From 2024, almost six thousand South Korean officials will be obliged to publicly disclose their crypto holdings. The country’s Ministry of Personnel Management announced on Dec. 27 that information about government officials’ private holdings of crypto assets will be included in the Public Official Ethics System.
Background on Public Official Ethics System
Previously, some Korean civil servants disclosed their crypto holdings in the government’s official gazette or on the websites of ministries or parliamentary chambers. However, with the Public Official Ethics System, Korean citizens will gain access to at least 5,800 officials’ declarations in 2024.

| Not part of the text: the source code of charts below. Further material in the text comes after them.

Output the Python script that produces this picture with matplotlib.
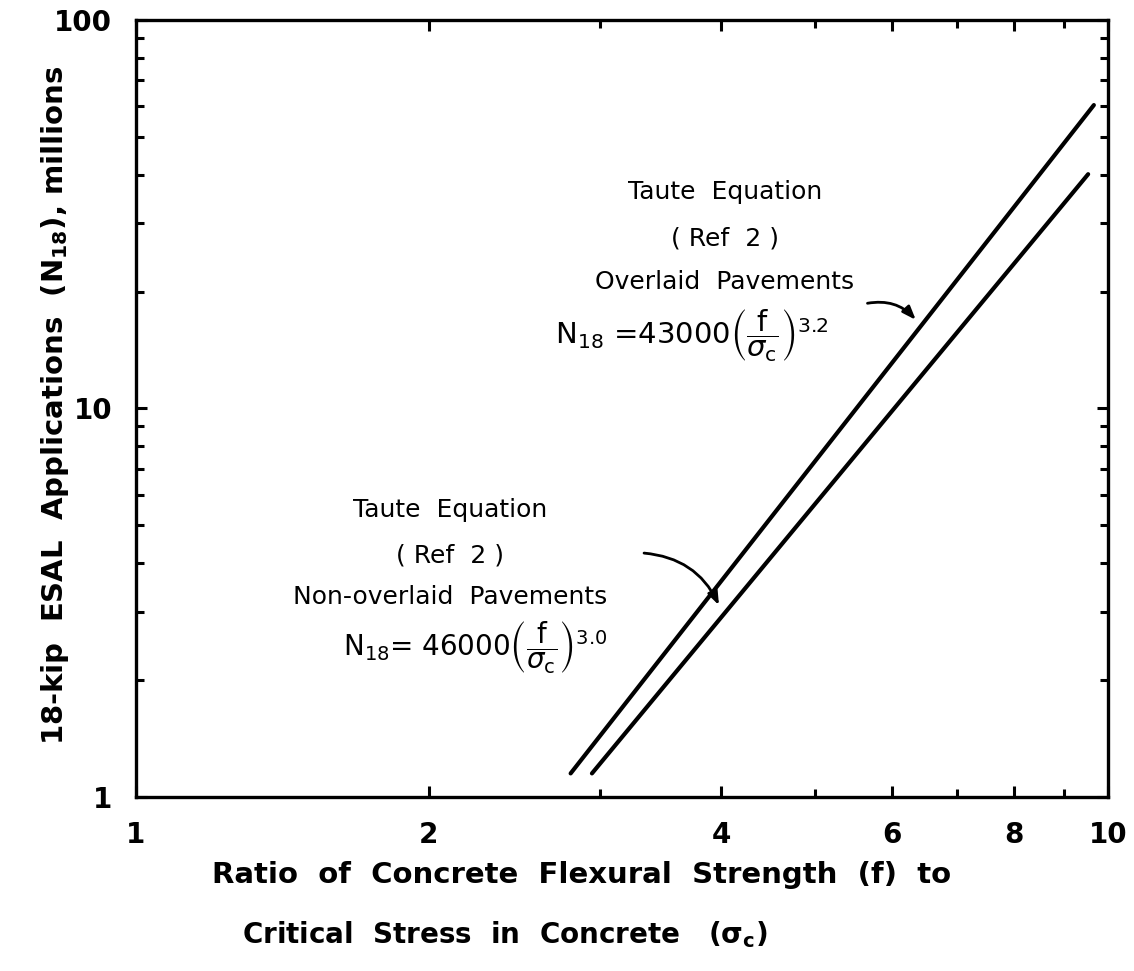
import matplotlib
matplotlib.use("Agg")
import matplotlib.pyplot as plt
from matplotlib.ticker import FixedLocator, NullFormatter

# end points of the two straight (log-log) lines
ratio_overlaid = [2.80, 9.67]
esal_overlaid = [1.15, 60.4]
ratio_nonoverlaid = [2.945, 9.54]
esal_nonoverlaid = [1.15, 40.1]

x_major = [1, 2, 4, 6, 8, 10]
x_minor = [3, 5, 7, 9]
y_major = [1, 10, 100]
y_minor = [m * d for d in (1, 10) for m in range(2, 10)]

plt.rcParams["font.family"] = ["DejaVu Sans"]
plt.rcParams["mathtext.fontset"] = "dejavusans"

fig = plt.figure(figsize=(11.34, 9.71), dpi=100)
ax = fig.add_axes([0.1199, 0.1792, 0.8572, 0.8002])

ax.plot(ratio_overlaid, esal_overlaid, color="black", lw=3, solid_capstyle="round")
ax.plot(ratio_nonoverlaid, esal_nonoverlaid, color="black", lw=3, solid_capstyle="round")

ax.set_xscale("log")
ax.set_yscale("log")
ax.set_xlim(1, 10)
ax.set_ylim(1, 100)

ax.xaxis.set_major_locator(FixedLocator(x_major))
ax.xaxis.set_minor_locator(FixedLocator(x_minor))
ax.set_xticklabels([str(v) for v in x_major])
ax.xaxis.set_minor_formatter(NullFormatter())
ax.yaxis.set_major_locator(FixedLocator(y_major))
ax.yaxis.set_minor_locator(FixedLocator(y_minor))
ax.set_yticklabels([str(v) for v in y_major])
ax.yaxis.set_minor_formatter(NullFormatter())

ax.tick_params(which="both", direction="in", top=True, right=True,
               width=2.2, labelsize=20, pad=17)
ax.tick_params(which="major", length=8)
ax.tick_params(which="minor", length=6)
for lab in ax.get_xticklabels() + ax.get_yticklabels():
    lab.set_fontweight("bold")
for sp in ax.spines.values():
    sp.set_linewidth(2.4)

# upper annotation
txt_kw = dict(transform=ax.transAxes, ha="center", va="center", fontsize=18)
ax.text(0.606, 0.779, "Taute  Equation", **txt_kw)
ax.text(0.606, 0.719, "( Ref  2 )", **txt_kw)
ax.text(0.606, 0.663, "Overlaid  Pavements", **txt_kw)
ax.text(0.431, 0.593,
        r"$\mathrm{N_{18}}$ =43000$\left(\dfrac{\mathrm{f}}{\sigma_\mathrm{c}}\right)^{3.2}$",
        transform=ax.transAxes, ha="left", va="center", fontsize=21)
ax.annotate("", xy=(6.37, 16.7), xytext=(5.62, 18.6),
            arrowprops=dict(arrowstyle="-|>,head_length=0.8,head_width=0.3",
                            color="black", lw=2,
                            connectionstyle="arc3,rad=-0.3"))

# lower annotation
ax.text(0.323, 0.369, "Taute  Equation", **txt_kw)
ax.text(0.323, 0.311, "( Ref  2 )", **txt_kw)
ax.text(0.323, 0.257, "Non-overlaid  Pavements", **txt_kw)
ax.text(0.213, 0.193,
        r"$\mathrm{N_{18}}$= 46000$\left(\dfrac{\mathrm{f}}{\sigma_\mathrm{c}}\right)^{3.0}$",
        transform=ax.transAxes, ha="left", va="center", fontsize=20)
ax.annotate("", xy=(3.99, 3.07), xytext=(3.31, 4.25),
            arrowprops=dict(arrowstyle="-|>,head_length=0.8,head_width=0.3",
                            color="black", lw=2,
                            connectionstyle="arc3,rad=-0.3"))

# axis labels
fig.text(0.0485, 0.583, r"18-kip  ESAL  Applications  ($\mathbf{N_{18}}$), millions",
         rotation=90, ha="center", va="center", fontsize=21, fontweight="bold")
fig.text(0.513, 0.099, "Ratio  of  Concrete  Flexural  Strength  (f)  to",
         ha="center", va="center", fontsize=21, fontweight="bold")
fig.text(0.445, 0.037, r"Critical  Stress  in  Concrete   ($\mathbf{\sigma_c}$)",
         ha="center", va="center", fontsize=20, fontweight="bold")

fig.savefig("out.png", dpi=100)
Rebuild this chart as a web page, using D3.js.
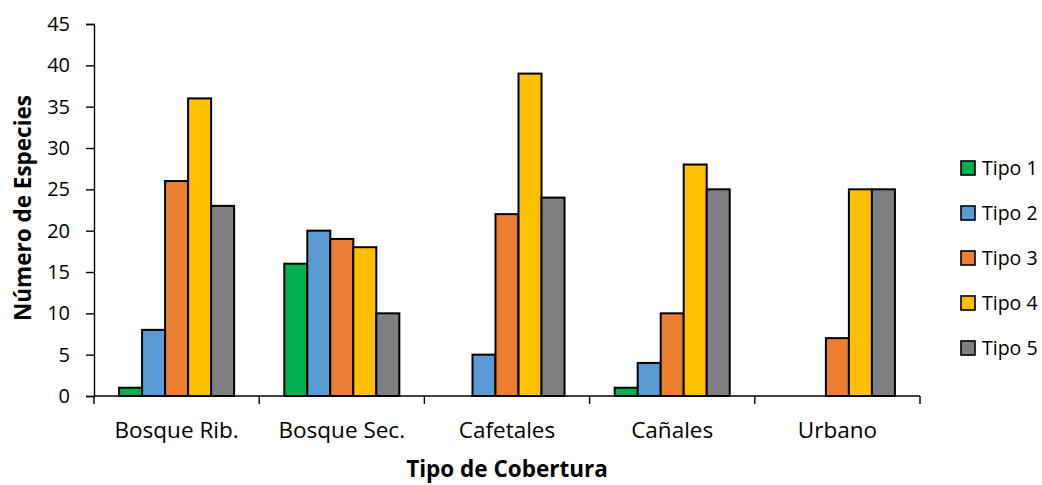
<!DOCTYPE html>
<html>
<head>
<meta charset="utf-8">
<script src="https://cdn.jsdelivr.net/npm/d3@7"></script>
<style>
  html, body { margin: 0; padding: 0; background: #fff; }
  svg { display: block; font-family: "Open Sans", sans-serif; }
</style>
</head>
<body>
<svg id="chart" width="1042" height="485"></svg>
<script>
// Coverage types and species counts per type
const categories = ["Bosque Rib.", "Bosque Sec.", "Cafetales", "Cañales", "Urbano"];
const seriesNames = ["Tipo 1", "Tipo 2", "Tipo 3", "Tipo 4", "Tipo 5"];
const tipo1 = [1, 16, 0, 1, 0];
const tipo2 = [8, 20, 5, 4, 0];
const tipo3 = [26, 19, 22, 10, 7];
const tipo4 = [36, 18, 39, 28, 25];
const tipo5 = [23, 10, 24, 25, 25];
const yTicks = [0, 5, 10, 15, 20, 25, 30, 35, 40, 45];
const colors = ["#00b050", "#5b9bd5", "#ed7d31", "#ffc000", "#7f7f7f"];

const series = [tipo1, tipo2, tipo3, tipo4, tipo5];

const svg = d3.select("#chart");
const margin = { left: 94, right: 122, top: 24, bottom: 89 };
const W = 1042, H = 485;

const x = d3.scaleBand().domain(categories).range([margin.left, W - margin.right]).paddingInner(0).paddingOuter(0);
// five touching bars centred in each group with a gap on both sides
const inner = d3.scaleBand().domain(seriesNames).range([0, x.bandwidth()]).paddingInner(0).paddingOuter(1.09);
const y = d3.scaleLinear().domain([0, 45]).range([H - margin.bottom, margin.top]);

// bars
categories.forEach((cat, ci) => {
  const g = svg.append("g").attr("transform", `translate(${x(cat)},0)`);
  series.forEach((vals, si) => {
    const v = vals[ci];
    if (v <= 0) return;
    g.append("rect")
      .attr("x", inner(seriesNames[si]))
      .attr("y", y(v))
      .attr("width", inner.bandwidth())
      .attr("height", y(0) - y(v))
      .attr("fill", colors[si])
      .attr("stroke", "#000")
      .attr("stroke-width", 2);
  });
});

// y axis
const yAxis = svg.append("g")
  .attr("transform", `translate(${margin.left},0)`)
  .call(d3.axisLeft(y).tickValues(yTicks).tickSize(8).tickPadding(16));
yAxis.select(".domain").attr("stroke", "#000").attr("stroke-width", 1.4);
yAxis.selectAll(".tick line").attr("stroke", "#000").attr("stroke-width", 1.4);
yAxis.selectAll(".tick text").attr("font-size", 20).attr("fill", "#000").attr("font-family", "'Open Sans', sans-serif");

// x axis with ticks at category boundaries
const xAxisG = svg.append("g").attr("transform", `translate(0,${y(0)})`);
xAxisG.append("line")
  .attr("x1", margin.left).attr("x2", W - margin.right)
  .attr("stroke", "#000").attr("stroke-width", 1.4);
const boundaries = categories.map(c => x(c)).concat([x(categories[categories.length - 1]) + x.bandwidth()]);
xAxisG.selectAll("line.b").data(boundaries).enter().append("line")
  .attr("class", "b")
  .attr("x1", d => d).attr("x2", d => d)
  .attr("y1", 0).attr("y2", 8)
  .attr("stroke", "#000").attr("stroke-width", 1.4);
xAxisG.selectAll("text.cat").data(categories).enter().append("text")
  .attr("class", "cat")
  .attr("x", d => x(d) + x.bandwidth() / 2)
  .attr("y", 42)
  .attr("text-anchor", "middle")
  .attr("font-size", 22.5)
  .attr("fill", "#000")
  .text(d => d);

// axis titles
svg.append("text")
  .attr("x", (margin.left + W - margin.right) / 2)
  .attr("y", 477)
  .attr("text-anchor", "middle")
  .attr("font-size", 22.5)
  .attr("font-weight", "bold")
  .text("Tipo de Cobertura");

svg.append("text")
  .attr("transform", `translate(31,208) rotate(-90)`)
  .attr("text-anchor", "middle")
  .attr("font-size", 22.5)
  .attr("font-weight", "bold")
  .text("Número de Especies");

// legend
const legend = svg.append("g");
seriesNames.forEach((name, i) => {
  const cy = 168 + i * 45;
  legend.append("rect")
    .attr("x", 961).attr("y", cy - 7)
    .attr("width", 14).attr("height", 14)
    .attr("fill", colors[i])
    .attr("stroke", "#000").attr("stroke-width", 1.6);
  legend.append("text")
    .attr("x", 982).attr("y", cy + 7)
    .attr("font-size", 19.5)
    .attr("fill", "#000")
    .text(name);
});
</script>
</body>
</html>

From June 2024, five major South Korean crypto exchanges, namely Upbit, Bithumb, Coinone, Korbit, and Gopax, will launch separate “information provision systems.” These systems are designed to simplify the registration process for officials’ crypto holdings.
Inciting Incident: The Case of Kim Nam-kuk
In May 2023, Democratic Party member Kim Nam-kuk was scrutinized for holding at least $4.5 million in Wemix (WEMIX) tokens. This incident raised concerns about conflicts of interest and potential misuse of insider information.
In response to this incident, South Korea’s National Assembly amended the National Assembly Act and the Public Service Ethics Act, mandating the disclosure of crypto assets by civil servants.
Democratic Party’s Proactive Measures
In November, the Democratic Party of Korea, which holds a significant portion of the National Assembly seats, also required its candidates to disclose their digital asset holdings on their party profiles.
This move towards transparency in the handling of crypto assets by public officials marks a significant step in South Korea’s approach to regulating the burgeoning cryptocurrency market and addressing ethical concerns in governance.